Measurement of cranial capacity in hominis has been long used to examine the evolutionary development of increased brain size, allowing for comparing and contrasting among hominin skulls and between primates and hominins. Similarly, the post-orbital constriction index has become a form to compare and contrast craniums with the possibility of determining the relative age and evolutionary place of a new found hominin. Cranial capacity and post-orbital constriction index can demonstrate a correlation between increased brain size and reduced post-orbital constriction. For example, the average cranial capacity for Australopithecines is 440 cc, and the post-orbital constriction index is 0.66. However, with the evolutionary change in brain size in Australopithecines to the Homo genus, the average cranial capacity for Homo Habilis is 640 cc, and the post-orbital constriction index is 0.72. More specifically, in a departure from Homo erectus, Homo sapiens manifests an absolutely reduced post-orbital constriction (post-orbital constriction disappears) and a post-orbital constriction index of 0.92 due to increase in cranial capacity, about 1,350 cc. From the Australopithecines to the Homo genus, along with an increase in cranial capacity, a transition from intermediate constriction to reduced constriction is visible, and eventually disappearance. Brain growth has changed both the appearance of the sagittal crest and post-orbital constriction. KNM-ER 406, the skull of a Paranthropus, brain volume estimated to 410 cm^{3} with a visible sagittal crest and mild or intermediate post-orbital constriction but KNM-ER 37333, the skull of a Homo erectus, brain volume of 850 cm^{3} with no visual sagittal crest and an almost not present or reduced post-orbital constriction.

== Minatogawa I and IV and Dali ==
Minatogawa I-IV cranium were discovered in Okinawa Island in 1970–1971. The skulls and other fossils found associated were dated to be 15,000-20,000 years old, with a chance of being slightly older. In a study led by Daisuke Kubo, Reiko T. Kono, and Gen Suwa, the craniums for Minatogawa I and IV were further examined to identify cranial capacity and concluded that Minatogawa I's estimated cranial size is 1335 cc and Minatogawa IV's is 1170 cc, very close to the average cranial size of modern Homo sapiens. Kubo, et al. identify two possible forms of measuring post-orbital constriction, established by measuring the anterior, closer to the face, and posterior of the cranium. Researchers conclude that both crania demonstrate a marked or almost reduced post-orbital constriction in both measurements of post-orbital constriction, compared to modern Homo sapiens.

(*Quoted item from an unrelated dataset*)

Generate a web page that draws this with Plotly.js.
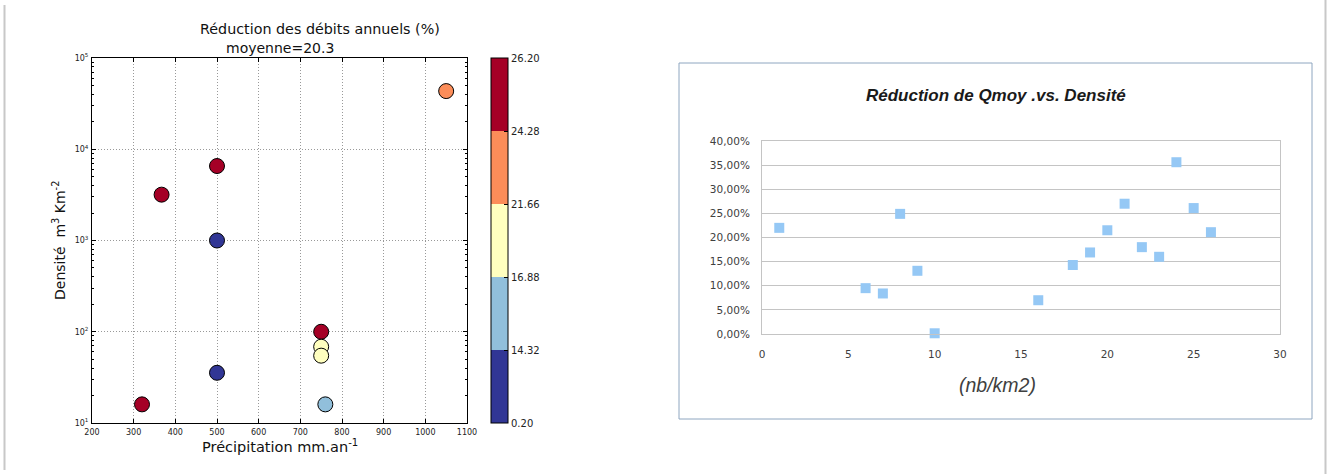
<!DOCTYPE html>
<html>
<head>
<meta charset="utf-8">
<script src="https://cdn.plot.ly/plotly-3.0.1.min.js"></script>
<style>html,body{margin:0;padding:0;background:#fff;}#chart{width:1328px;height:474px;}</style>
</head>
<body>
<div id="chart"></div>
<script>
// ---- Left chart data (matplotlib scatter) ----
const precipitation = [320, 367, 500, 500, 500, 750, 750, 750, 760, 1050];
const density       = [16, 3180, 6550, 1000, 35.5, 100, 68.5, 54.7, 16, 43400];
const reduction     = [25.5, 25.0, 26.2, 0.2, 12.5, 24.9, 19.5, 18.0, 15.6, 23.0];
const cbBounds = [0.20, 14.32, 16.88, 21.66, 24.28, 26.20];
const cbColors = ['#313695', '#91bfdb', '#ffffbf', '#fc8d59', '#a50026'];
const xTicksLeft = [200, 300, 400, 500, 600, 700, 800, 900, 1000, 1100];
const yTicksLeft = [10, 100, 1000, 10000, 100000];
const yTickTextLeft = ['10<sup>1</sup>', '10<sup>2</sup>', '10<sup>3</sup>', '10<sup>4</sup>', '10<sup>5</sup>'];

// ---- Right chart data (Excel scatter) ----
const densityNb = [1, 6, 7, 8, 9, 10, 16, 18, 19, 20, 21, 22, 23, 24, 25, 26];
const qmoyReduction = [22.0, 9.5, 8.4, 24.9, 13.1, 0.15, 7.0, 14.3, 16.9, 21.5, 27.0, 18.0, 16.0, 35.6, 26.1, 21.1];

const W = 1328, H = 474;
const fx = px => px / W;
const fy = py => 1 - py / H;

// map reduction values to discrete colour bins (uniform spacing like matplotlib BoundaryNorm)
const nBins = cbColors.length;
const binIndex = reduction.map(v => {
  for (let i = 0; i < nBins; i++) if (v <= cbBounds[i + 1]) return i + 0.5;
  return nBins - 0.5;
});
const discreteScale = [];
cbColors.forEach((c, i) => {
  discreteScale.push([i / nBins, c]);
  discreteScale.push([(i + 1) / nBins, c]);
});

const tickFontL = {family: 'DejaVu Sans', size: 8, color: '#222'};

const traces = [
  {
    type: 'scatter', mode: 'markers', xaxis: 'x', yaxis: 'y',
    x: precipitation, y: density,
    text: reduction.map(v => v.toFixed(2)),
    marker: {
      size: 15, color: binIndex, cmin: 0, cmax: nBins,
      colorscale: discreteScale, line: {color: '#000', width: 1},
      showscale: true,
      colorbar: {
        x: fx(491), xanchor: 'left', xpad: 0,
        y: fy(58), yanchor: 'top', ypad: 0,
        lenmode: 'pixels', len: 365, thickness: 17,
        outlinewidth: 1, outlinecolor: '#000',
        tickvals: cbBounds.map((b, i) => i),
        ticktext: cbBounds.map(b => b.toFixed(2)),
        ticks: 'inside', ticklen: 4, tickcolor: '#000',
        tickfont: {family: 'DejaVu Sans', size: 10, color: '#222'}
      }
    },
    cliponaxis: false, showlegend: false, hoverinfo: 'x+y+text'
  },
  {
    type: 'scatter', mode: 'markers', xaxis: 'x2', yaxis: 'y2',
    x: densityNb, y: qmoyReduction,
    marker: {symbol: 'square', size: 10, color: '#95c8f5'},
    cliponaxis: false, showlegend: false
  }
];

const layout = {
  width: W, height: H,
  margin: {l: 0, r: 0, t: 0, b: 0},
  paper_bgcolor: '#fff', plot_bgcolor: '#fff',
  separators: ', ',
  xaxis: {
    domain: [fx(92), fx(467)], range: [200, 1100], anchor: 'y',
    tickvals: xTicksLeft, ticks: 'inside', ticklen: 4, tickcolor: '#000',
    showline: true, linecolor: '#000', linewidth: 1, mirror: 'ticks',
    showgrid: true, gridcolor: '#999', griddash: '1px,2px', gridwidth: 1,
    zeroline: false, tickfont: tickFontL, ticklabelstandoff: 1
  },
  yaxis: {
    domain: [fy(423), fy(58)], type: 'log', range: [1, 5], anchor: 'x',
    tickvals: yTicksLeft, ticktext: yTickTextLeft,
    ticks: 'inside', ticklen: 4, tickcolor: '#000',
    minor: {ticks: 'inside', ticklen: 2, tickcolor: '#000', showgrid: false, dtick: 'D1'},
    showline: true, linecolor: '#000', linewidth: 1, mirror: 'ticks',
    showgrid: true, gridcolor: '#999', griddash: '1px,2px', gridwidth: 1,
    zeroline: false, tickfont: tickFontL, ticklabelstandoff: 1
  },
  xaxis2: {
    domain: [fx(762), fx(1280)], range: [0, 30], anchor: 'y2', dtick: 5,
    showline: true, linecolor: '#c4c4c4', linewidth: 1, mirror: true,
    showgrid: false, zeroline: false, ticks: '',
    tickfont: {family: 'DejaVu Sans', size: 10.5, color: '#404040'},
    ticklabelstandoff: 10
  },
  yaxis2: {
    domain: [fy(334), fy(141)], range: [0, 40], anchor: 'x2', dtick: 5,
    tickformat: '.2f', ticksuffix: '%',
    showline: true, linecolor: '#c4c4c4', linewidth: 1, mirror: true,
    showgrid: true, gridcolor: '#c4c4c4', gridwidth: 1, zeroline: false, ticks: '',
    tickfont: {family: 'DejaVu Sans', size: 10.5, color: '#404040'},
    ticklabelstandoff: 9
  },
  shapes: [
    {type: 'rect', xref: 'paper', yref: 'paper', x0: fx(679), x1: fx(1312), y0: fy(419), y1: fy(63),
     line: {color: '#8ea6c0', width: 1}, fillcolor: 'rgba(0,0,0,0)', layer: 'below'},
    {type: 'line', xref: 'paper', yref: 'paper', x0: fx(4.5), x1: fx(4.5), y0: fy(470), y1: fy(5),
     line: {color: '#c8c8c8', width: 2}},
    {type: 'line', xref: 'paper', yref: 'paper', x0: fx(1325.5), x1: fx(1325.5), y0: 0, y1: 1,
     line: {color: '#c8c8c8', width: 2}}
  ],
  annotations: [
    {text: 'Réduction des débits annuels (%)', xref: 'paper', yref: 'paper', x: fx(320), y: fy(29),
     xanchor: 'center', yanchor: 'middle', showarrow: false,
     font: {family: 'DejaVu Sans', size: 14.3, color: '#111'}},
    {text: 'moyenne=20.3', xref: 'paper', yref: 'paper', x: fx(280), y: fy(48),
     xanchor: 'center', yanchor: 'middle', showarrow: false,
     font: {family: 'DejaVu Sans', size: 14, color: '#111'}},
    {text: 'Précipitation mm.an<sup>-1</sup>', xref: 'paper', yref: 'paper', x: fx(280), y: fy(446),
     xanchor: 'center', yanchor: 'middle', showarrow: false,
     font: {family: 'DejaVu Sans', size: 14.5, color: '#111'}},
    {text: 'Densité  m<sup>3</sup> Km<sup>-2</sup>', xref: 'paper', yref: 'paper', x: fx(59), y: fy(241),
     xanchor: 'center', yanchor: 'middle', textangle: -90, showarrow: false,
     font: {family: 'DejaVu Sans', size: 14, color: '#111'}},
    {text: '<b><i>Réduction de Qmoy .vs. Densité</i></b>', xref: 'paper', yref: 'paper', x: fx(996), y: fy(95),
     xanchor: 'center', yanchor: 'middle', showarrow: false,
     font: {family: 'Liberation Sans', size: 17, color: '#1a1a1a'}},
    {text: '<i>(nb/km2)</i>', xref: 'paper', yref: 'paper', x: fx(997), y: fy(385),
     xanchor: 'center', yanchor: 'middle', showarrow: false,
     font: {family: 'Liberation Sans', size: 19.5, color: '#404040'}}
  ]
};

Plotly.newPlot('chart', traces, layout, {staticPlot: true, displayModeBar: false});
</script>
</body>
</html>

The Dali cranium was discovered in 1978 in Dali County, Shaanxi. The cranium is described to be large with some robust features similar to early Western Homo sapiens and noticeable differentiation from the cranium of Homo erectus found in Zhoukoudian. The Dali cranium was found to exhibit a pronounced or almost reduced post-orbital constriction with a post-orbital constriction index of 0.85, much stronger than primates and early hominin and falling fairly close to the post-orbital constriction index of Homo sapiens. The Dali cranium is an example of the evolutionary development of post-orbital constriction as brain size enlarges and develops similar features found in modern Homo sapiens.

== Temporalis muscle ==
In species such as baboons and African great apes, an increase in the available capacity of the infratemporal fossa is simultaneously accompanied by a constriction in the sagittal plane. As such, the anterior and posterior portions of the anterior temporalis muscle are inversely correlated in size, with the anterior being larger. Although the temporalis muscle is used for chewing, there is no evidence that the supraorbital structure of primates is dependent upon their respective chewing habits or dietary preferences.